Votare dovrebbe essere gioia democratica, invece è diventato sempre più triste. A partire dal Porcellum, leggi elettorali con liste bloccate e pluricandidature tolgono all’elettore ogni parvenza di libera scelta. L’orientamento maggioritario sopravvaluta il voto a vantaggio del vincitore e svaluta quello per gli sconfitti: il principio costituzionale del voto eguale svanisce. La riduzione del numero dei parlamentari assottiglia le minoranze e ingigantisce l’effetto maggioritario.
Qualsiasi programma si abbia, il passo decisivo è costruire una coalizione che si mostri salda fino a un minuto prima del voto. Ciò è tanto più necessario per prevalere in poco più di un terzo dei seggi disponibili, attribuiti con metodo uninominale. In quei collegi non c’è distribuzione proporzionale dei voti ottenuti: chi prevale anche di un solo voto è l’unico rappresentante del collegio. Il centrodestra riesce a dissimulare le divergenze interne e presentarsi unito; il centrosinistra eccelle nel dividersi. Inutile rifare la cronaca.

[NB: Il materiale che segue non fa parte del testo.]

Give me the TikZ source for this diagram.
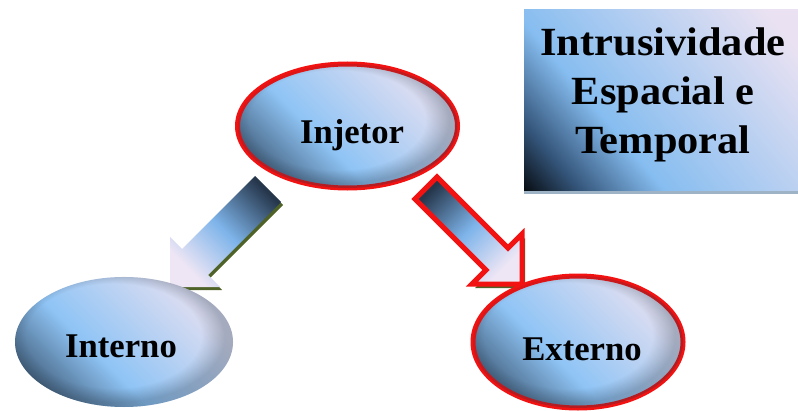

Oggi nonostante le ostilità tra Salvini e Meloni il centrodestra propone una sola coalizione, il centrosinistra almeno tre, che si faranno concorrenza letale nei collegi uninominali. La previsione corrente è che il centrodestra potrebbe aggiudicarsene la maggior parte. Perfino nelle regioni di prevalenza storica del centrosinistra diventa più difficile vincere nell’uninominale. Gli esperti ci hanno da tempo spiegato che il voto nell’uninominale ha un effetto di traino sul voto nei collegi plurinominali. Ciò potrebbe permettere al centrodestra di vincere con i due terzi dei voti. Non è traguardo solo quantitativo. Una riforma costituzionale approvata con i due terzi dei voti non è sottoposta a referendum.Il centrodestra vincente potrebbe imporre la repubblica presidenziale e il regionalismo differenziato senza che i cittadini possano prendere la parola. E lasciamo da parte qui l’erosione dei diritti che una maggioranza sovranista e populista comincerebbe subito a esercitare.
Che fare? Assistere alla disfatta prevista e inevitabile? Nei collegi uninominali gli elettori di centrosinistra sono di fronte a una scelta drammatica. Votare per i gruppi che meglio soddisfano le loro aspirazioni ideali o votare per la coalizione che è più in grado degli altri di attingere il successo? Leggi elettorali perverse e vocazione maggioritaria hanno indebolito il concetto stesso di rappresentanza: non si vota più per essere rappresentati ma per dare a qualcuno, con un voto utile, la possibilità di governare. Quanto ciò sia illusorio lo dimostra l’esperienza recente. Ma la congiuntura attuale, l’improvvido e ormai vicinissimo 25 settembre, ci mette di fronte a qualcosa di più di uno strumentale voto utile.
Per scongiurare un successo del centrodestra con i due terzi dei voti è necessario un voto di assoluta emergenza costituzionale. E’ necessario che la coalizione guidata dal PD, con la Sinistra e i Verdi, l’unica in grado di contendere i collegi uninominali al centrodestra, possa cogliere un successo significativo.
Per molti cittadini un voto in questo senso equivale a una cessione di sovranità, una rinuncia al proprio orientamento, una sofferenza. Si può immaginare la sequela di critiche che si affolleranno nel discorso pubblico. Ne basti una sola: affidare la tutela costituzionale a un partito che qualche anno fa aveva provato a sfigurare la Carta con la riforma Renzi-Boschi? Ma il pericolo imminente non si affronta col pensiero al passato. Cosa conta di più per noi: il successo temporaneo della nostra lista o l’integrità costituzionale?
La prova è dura, ma dalla nostra capacità di affrontare la sofferenza dipende lo scioglimento dell’interrogativo incombente: il centrodestra sarà messo di fronte solo alla responsabilità di governare con una maggioranza contenuta o sarà arbitro assoluto del destino costituzionale? Votare costretti è triste, ma scambiamoci una promessa: questa è davvero l’ultima volta. La prossima vogliamo una legge elettorale degna di questo nome, che ci assicuri il diritto al voto eguale. Disperata speranza.